Yetimhane’nin tapusu ve sonrası
Gözümüz aydın !
30 yıldır yıkılsın diye gözünün içine baktığımız Büyükada Rum Erkek Yetimhanesi artık Patrikhane’nin sorumluluğuna girdi.
Daha tapu teslim edilmeden milletin salyaları akmaya, bilen bilmeyen laf etmeye başladı bile.
27 Kasım Cumartesi, Radikal gazetesi:
Mimar Ahmet Vefik Alp demiş ki proje 1 yıl inşaat 2 yıl sürer 50 trilyon gider.
Mimar Tuncay Çakmaklı ise 35-40 yeter demiş.

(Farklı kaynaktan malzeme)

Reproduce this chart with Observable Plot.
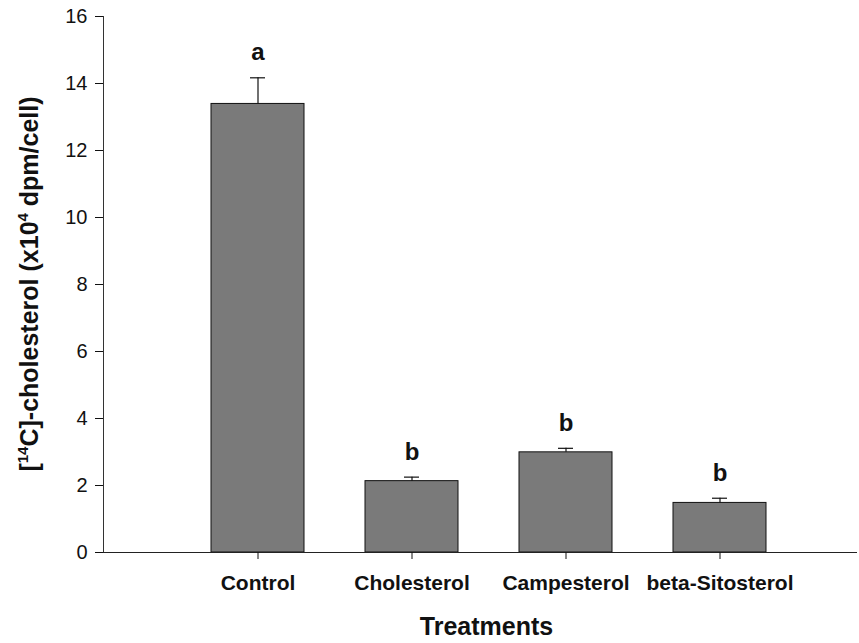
<!DOCTYPE html>
<html>
<head>
<meta charset="utf-8">
<script src="https://cdn.jsdelivr.net/npm/d3@7"></script>
<script src="https://cdn.jsdelivr.net/npm/@observablehq/plot@0.6"></script>
<style>
  html, body { margin: 0; padding: 0; background: #fff; }
  #chart svg { display: block; }
</style>
</head>
<body>
<div id="chart"></div>
<script>
// Treatments and measured [14C]-cholesterol uptake (x10^4 dpm/cell)
const categories = ["Control", "Cholesterol", "Campesterol", "beta-Sitosterol"];
const means = [13.39, 2.13, 2.99, 1.48];
const upperErrors = [14.17, 2.25, 3.11, 1.62];
const groupLetters = ["a", "b", "b", "b"];
const yTicks = [0, 2, 4, 6, 8, 10, 12, 14, 16];

const rows = categories.map((c, i) => ({
  treatment: c,
  mean: means[i],
  upper: upperErrors[i],
  letter: groupLetters[i]
}));

const font = "'Liberation Sans', Arial, Helvetica, sans-serif";

const chart = Plot.plot({
  width: 859,
  height: 643,
  marginLeft: 103,
  marginRight: 2,
  marginTop: 16,
  marginBottom: 91,
  style: { fontFamily: font, background: "#fff", color: "#111" },
  x: {
    domain: categories,
    range: [180.5, 796.5],
    paddingInner: 0.396,
    paddingOuter: 0.198
  },
  y: { domain: [0, 16] },
  marks: [
    Plot.barY(rows, {
      x: "treatment",
      y: "mean",
      fill: "#7a7a7a",
      stroke: "#111",
      strokeWidth: 1
    }),
    Plot.ruleX(rows, { x: "treatment", y1: "mean", y2: "upper", stroke: "#111", strokeWidth: 1.2 }),
    Plot.tickY(rows, { x: "treatment", y: "upper", insetLeft: 39, insetRight: 39, stroke: "#111", strokeWidth: 1.2 }),
    // significance letters above each error bar
    Plot.text(rows, {
      x: "treatment",
      y: "upper",
      text: "letter",
      dy: -25,
      fontSize: 24,
      fontWeight: "bold",
      fill: "#111"
    }),
    Plot.frame({ anchor: "left", stroke: "#333" }),
    Plot.ruleY([0], { stroke: "#222", strokeWidth: 1.2 }),
    Plot.axisY({
      ticks: yTicks,
      tickSize: 8,
      tickPadding: 8,
      fontSize: 20,
      label: null,
      tickFormat: d => String(d)
    }),
    Plot.axisX({
      tickSize: 7,
      tickPadding: 16,
      fontSize: 21,
      fontWeight: "bold",
      label: null
    }),
    Plot.text(["Treatments"], {
      frameAnchor: "bottom",
      dy: 74,
      dx: 6,
      lineAnchor: "middle",
      fontSize: 25,
      fontWeight: "bold",
      fill: "#111"
    })
  ]
});

// Y-axis title with superscripts
const svg = d3.select(chart);
const ylab = svg.append("text")
  .attr("transform", "translate(38,284) rotate(-90)")
  .attr("text-anchor", "middle")
  .attr("font-family", font)
  .attr("font-size", 25)
  .attr("font-weight", "bold")
  .attr("fill", "#111");
ylab.append("tspan").text("[");
ylab.append("tspan").attr("dy", -10).attr("font-size", 15).text("14");
ylab.append("tspan").attr("dy", 10).text("C]-cholesterol (x10");
ylab.append("tspan").attr("dy", -10).attr("font-size", 15).text("4");
ylab.append("tspan").attr("dy", 10).text(" dpm/cell)");

document.getElementById("chart").appendChild(chart);
</script>
</body>
</html>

İyi demişler. 2 yıl içinde İstanbul piyasasına 50 trilyon girecek demek İstanbul için çok hayırlı bir iş olacak demektir.
Büyük ihtimal Patrikhane bizim gibi bir 30 yıl daha beklemeyip bu parayı şıp diye bulacaktır ve hatta hazırlamıştır bile.
Ama ortada 21000 m2 ahşap inşaat resterasyonunda çalıştıracak kaç tane ustamız var diyen yok.
Konuşulan sadece kaç para harcanacak. Sebebi belli:
Büyükada’nın nakliyesini yapan motorcu tayfası, bilumum belediyecisi, izin alınacak tüm makamlar, gümrükçüler, bilumum keresteciler… Hepsinin ağızlarının suyu akmaya başlamıştır. Ahşap yapıya şurasından burasından bulaşmış olanlar ve de sayın mimarlarımız.
Esas sevinen kesim başkadır. Bu kadar avanta dağılacağına göre, İstanbul’un pavyoncuları, barları, taksicileri, malum hatunları, Porche, Ferrari, villa satıcıları, bu haberi okuyunca şimdiden tezgah kurmaya başlamışlardır. Büyük şehir belediyesine düşen ise Ortaköy – Kuruçeşme arasında bir şerit daha yapmak olacaktır ki beyler rahat eğlensin.
Hatta ve hatta bu hadise birden bire olmadı ya ! Büyük ihtimal kimin ne yapacağı ne kadar alacağı zaten kurgulanmıştır. 100 milyona adam vurulan ülkede 50 trilyona neler yapılmaz ki ! Kaç bakan nasiplenecek acaba ?
Peki bu işin ahşap sektörüne düşen gerçek kısmı ne olacaktır ?
Pavyonda 500 yerine 1000 harcanınca zavallı kadıncağız sabah bindiği taksiye 100 yerine 200 atacak, taksici kendine gömlek, çocuğuna ayakkabı alacak, gömlekçi dükkanına yeni dekor yaptırmak için bir mobilyacı bulacak ve paranın ahşap sektörüne gerçek olarak döndüğü nokta ancak burası olacaktır.
Vatana, millete, İstanbul gece hayatına, kamu kuruluşlarına, koruma kurullarına, mimar mühendislere, taşımacılara, bilumum işini bilen avantacı takımına hayırlı olsun.
Bİze düşen ise elden geldiğince yetimhanenin resimlerini toplayıp saklamak. Bir gün gelip, içimiz ezile ezile, “Büyükada’da eskiden böyle bir bina var idi ki dünyanın en büyük ikinci ahşap binası idi” demek durumunda kalabiliriz. Nasıl olsa bize içini görmek nasip olmaz. Balo salonunu, mutfağı ne hale getirdilerde bunun adına restorasyon dediler bilemeyiz. Bari dışının resimleri ile avunalım.
Hem 50 trilyonluk bir işte çivilerin hangi açıyla çakıldığını sorup ortalığı bulandırmanın ne alemi var ki yani.